**TASK BRIEF**
Retype each line exactly. Skip images.

--- start ---

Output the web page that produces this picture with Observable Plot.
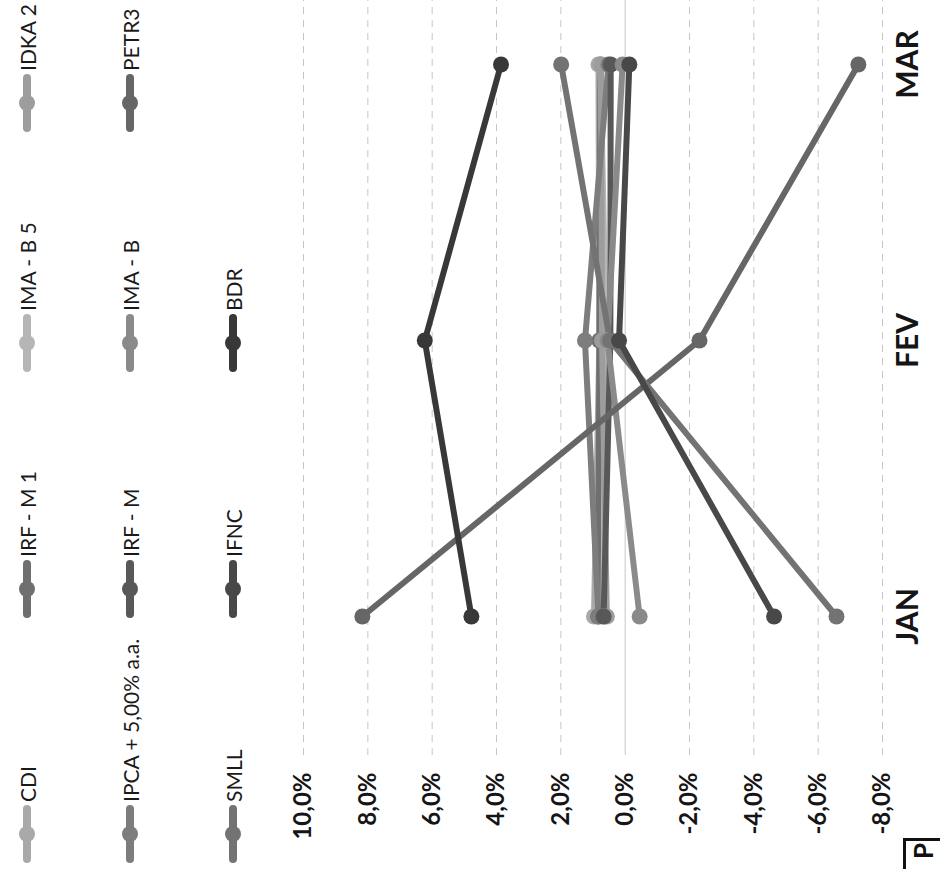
<!DOCTYPE html>
<html>
<head>
<meta charset="utf-8">
<script src="https://cdn.jsdelivr.net/npm/d3@7"></script>
<script src="https://cdn.jsdelivr.net/npm/@observablehq/plot@0.6"></script>
<style>
  html, body { margin: 0; padding: 0; background: #fff; }
  body { width: 940px; height: 869px; overflow: hidden; position: relative; font-family: Lato, "Open Sans", sans-serif; }
  #rot { position: absolute; left: 0; top: 869px; width: 960px; height: 940px; transform-origin: 0 0; transform: rotate(-90deg); }
  #legend { position: absolute; left: 0; top: 0; width: 960px; height: 260px; }
  .item { position: absolute; display: flex; align-items: center; height: 26px; font-size: 21px; color: #1a1a1a; white-space: nowrap; }
  .item svg { flex: none; margin-right: 3px; }
  #chart { position: absolute; left: 0; top: 260px; }
  #pbox { position: absolute; left: 0; top: 903px; width: 26px; height: 34px; border-top: 3px solid #111; border-right: 3px solid #111; font: bold 26px Lato, sans-serif; text-align: right; padding-right: 2px; line-height: 34px; color: #111; }
</style>
</head>
<body>
<div id="rot">
  <div id="legend"></div>
  <div id="chart"></div>
  <div id="pbox">P</div>
</div>
<script>
// ---- data ----
const months = ["JAN", "FEV", "MAR"];
const seriesNames = ["CDI", "IRF - M 1", "IMA - B 5", "IDKA 2", "IPCA + 5,00% a.a.", "IRF - M", "IMA - B", "PETR3", "SMLL", "IFNC", "BDR"];
const seriesColors = ["#a9a9a9", "#6f6f6f", "#b6b6b6", "#9d9d9d", "#7d7d7d", "#585858", "#8a8a8a", "#666666", "#737373", "#484848", "#383838"];
const cdi      = [0.97, 0.80, 0.83];
const irfm1    = [0.84, 0.80, 0.77];
const imab5    = [0.68, 0.59, 0.77];
const idka2    = [0.57, 0.72, 0.75];
const ipca5    = [0.83, 1.25, 0.52];
const irfm     = [0.67, 0.46, 0.45];
const imab     = [-0.45, 0.55, 0.08];
const petr3    = [8.17, -2.31, -7.25];
const smll     = [-6.57, 0.47, 1.99];
const ifnc     = [-4.63, 0.19, -0.13];
const bdr      = [4.78, 6.23, 3.86];
const seriesValues = [cdi, irfm1, imab5, idka2, ipca5, irfm, imab, petr3, smll, ifnc, bdr];
const yTicks = [-8, -6, -4, -2, 0, 2, 4, 6, 8, 10];

const rows = seriesNames.flatMap((s, i) => seriesValues[i].map((v, j) => ({serie: s, mes: months[j], valor: v})));
const fmt = d => d.toFixed(1).replace(".", ",") + "%";

// ---- legend (3 rows x 4 columns) ----
const colX = [6, 251, 497, 737];
const rowY = [27, 130, 233];
const legend = document.getElementById("legend");
seriesNames.forEach((s, i) => {
  const r = Math.floor(i / 4), c = i % 4;
  const div = document.createElement("div");
  div.className = "item";
  div.style.left = colX[c] + "px";
  div.style.top = (rowY[r] - 13) + "px";
  const col = seriesColors[i];
  div.innerHTML = `<svg width="58" height="20"><line x1="4" x2="54" y1="10" y2="10" stroke="${col}" stroke-width="8" stroke-linecap="round"/><circle cx="29" cy="10" r="8" fill="${col}"/></svg><span>${s}</span>`;
  legend.appendChild(div);
});

// ---- chart ----
const chart = Plot.plot({
  width: 960,
  height: 680,
  marginTop: 43,
  marginBottom: 58,
  marginLeft: 114,
  marginRight: 18,
  style: {fontFamily: "Lato, 'Open Sans', sans-serif", background: "transparent", overflow: "visible"},
  x: {type: "point", domain: months, padding: 0.5, label: null},
  y: {domain: [-8, 10], label: null},
  color: {domain: seriesNames, range: seriesColors},
  marks: [
    Plot.ruleY(yTicks.filter(d => d !== 0), {stroke: "#c6c6c6", strokeWidth: 1, strokeDasharray: "7,6"}),
    Plot.ruleY([0], {stroke: "#c6c6c6", strokeWidth: 1}),
    Plot.line(rows, {x: "mes", y: "valor", z: "serie", stroke: "serie", strokeWidth: 6, strokeLinecap: "round"}),
    Plot.dot(rows, {x: "mes", y: "valor", fill: "serie", r: 8}),
    Plot.axisY(yTicks, {tickFormat: fmt, tickSize: 0, tickPadding: 18, fontSize: 24, fontWeight: "bold", fill: "#151515", label: null}),
    Plot.axisX(months, {tickSize: 0, tickPadding: 14, fontSize: 30, fontWeight: "bold", fill: "#151515", label: null})
  ]
});
document.getElementById("chart").appendChild(chart);
</script>
</body>
</html>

--- end ---

**TASK OUTPUT**
Output the web page that produces this picture with Observable Plot.
<!DOCTYPE html>
<html>
<head>
<meta charset="utf-8">
<script src="https://cdn.jsdelivr.net/npm/d3@7"></script>
<script src="https://cdn.jsdelivr.net/npm/@observablehq/plot@0.6"></script>
<style>
  html, body { margin: 0; padding: 0; background: #fff; }
  body { width: 940px; height: 869px; overflow: hidden; position: relative; font-family: Lato, "Open Sans", sans-serif; }
  #rot { position: absolute; left: 0; top: 869px; width: 960px; height: 940px; transform-origin: 0 0; transform: rotate(-90deg); }
  #legend { position: absolute; left: 0; top: 0; width: 960px; height: 260px; }
  .item { position: absolute; display: flex; align-items: center; height: 26px; font-size: 21px; color: #1a1a1a; white-space: nowrap; }
  .item svg { flex: none; margin-right: 3px; }
  #chart { position: absolute; left: 0; top: 260px; }
  #pbox { position: absolute; left: 0; top: 903px; width: 26px; height: 34px; border-top: 3px solid #111; border-right: 3px solid #111; font: bold 26px Lato, sans-serif; text-align: right; padding-right: 2px; line-height: 34px; color: #111; }
</style>
</head>
<body>
<div id="rot">
  <div id="legend"></div>
  <div id="chart"></div>
  <div id="pbox">P</div>
</div>
<script>
// ---- data ----
const months = ["JAN", "FEV", "MAR"];
const seriesNames = ["CDI", "IRF - M 1", "IMA - B 5", "IDKA 2", "IPCA + 5,00% a.a.", "IRF - M", "IMA - B", "PETR3", "SMLL", "IFNC", "BDR"];
const seriesColors = ["#a9a9a9", "#6f6f6f", "#b6b6b6", "#9d9d9d", "#7d7d7d", "#585858", "#8a8a8a", "#666666", "#737373", "#484848", "#383838"];
const cdi      = [0.97, 0.80, 0.83];
const irfm1    = [0.84, 0.80, 0.77];
const imab5    = [0.68, 0.59, 0.77];
const idka2    = [0.57, 0.72, 0.75];
const ipca5    = [0.83, 1.25, 0.52];
const irfm     = [0.67, 0.46, 0.45];
const imab     = [-0.45, 0.55, 0.08];
const petr3    = [8.17, -2.31, -7.25];
const smll     = [-6.57, 0.47, 1.99];
const ifnc     = [-4.63, 0.19, -0.13];
const bdr      = [4.78, 6.23, 3.86];
const seriesValues = [cdi, irfm1, imab5, idka2, ipca5, irfm, imab, petr3, smll, ifnc, bdr];
const yTicks = [-8, -6, -4, -2, 0, 2, 4, 6, 8, 10];

const rows = seriesNames.flatMap((s, i) => seriesValues[i].map((v, j) => ({serie: s, mes: months[j], valor: v})));
const fmt = d => d.toFixed(1).replace(".", ",") + "%";

// ---- legend (3 rows x 4 columns) ----
const colX = [6, 251, 497, 737];
const rowY = [27, 130, 233];
const legend = document.getElementById("legend");
seriesNames.forEach((s, i) => {
  const r = Math.floor(i / 4), c = i % 4;
  const div = document.createElement("div");
  div.className = "item";
  div.style.left = colX[c] + "px";
  div.style.top = (rowY[r] - 13) + "px";
  const col = seriesColors[i];
  div.innerHTML = `<svg width="58" height="20"><line x1="4" x2="54" y1="10" y2="10" stroke="${col}" stroke-width="8" stroke-linecap="round"/><circle cx="29" cy="10" r="8" fill="${col}"/></svg><span>${s}</span>`;
  legend.appendChild(div);
});

// ---- chart ----
const chart = Plot.plot({
  width: 960,
  height: 680,
  marginTop: 43,
  marginBottom: 58,
  marginLeft: 114,
  marginRight: 18,
  style: {fontFamily: "Lato, 'Open Sans', sans-serif", background: "transparent", overflow: "visible"},
  x: {type: "point", domain: months, padding: 0.5, label: null},
  y: {domain: [-8, 10], label: null},
  color: {domain: seriesNames, range: seriesColors},
  marks: [
    Plot.ruleY(yTicks.filter(d => d !== 0), {stroke: "#c6c6c6", strokeWidth: 1, strokeDasharray: "7,6"}),
    Plot.ruleY([0], {stroke: "#c6c6c6", strokeWidth: 1}),
    Plot.line(rows, {x: "mes", y: "valor", z: "serie", stroke: "serie", strokeWidth: 6, strokeLinecap: "round"}),
    Plot.dot(rows, {x: "mes", y: "valor", fill: "serie", r: 8}),
    Plot.axisY(yTicks, {tickFormat: fmt, tickSize: 0, tickPadding: 18, fontSize: 24, fontWeight: "bold", fill: "#151515", label: null}),
    Plot.axisX(months, {tickSize: 0, tickPadding: 14, fontSize: 30, fontWeight: "bold", fill: "#151515", label: null})
  ]
});
document.getElementById("chart").appendChild(chart);
</script>
</body>
</html>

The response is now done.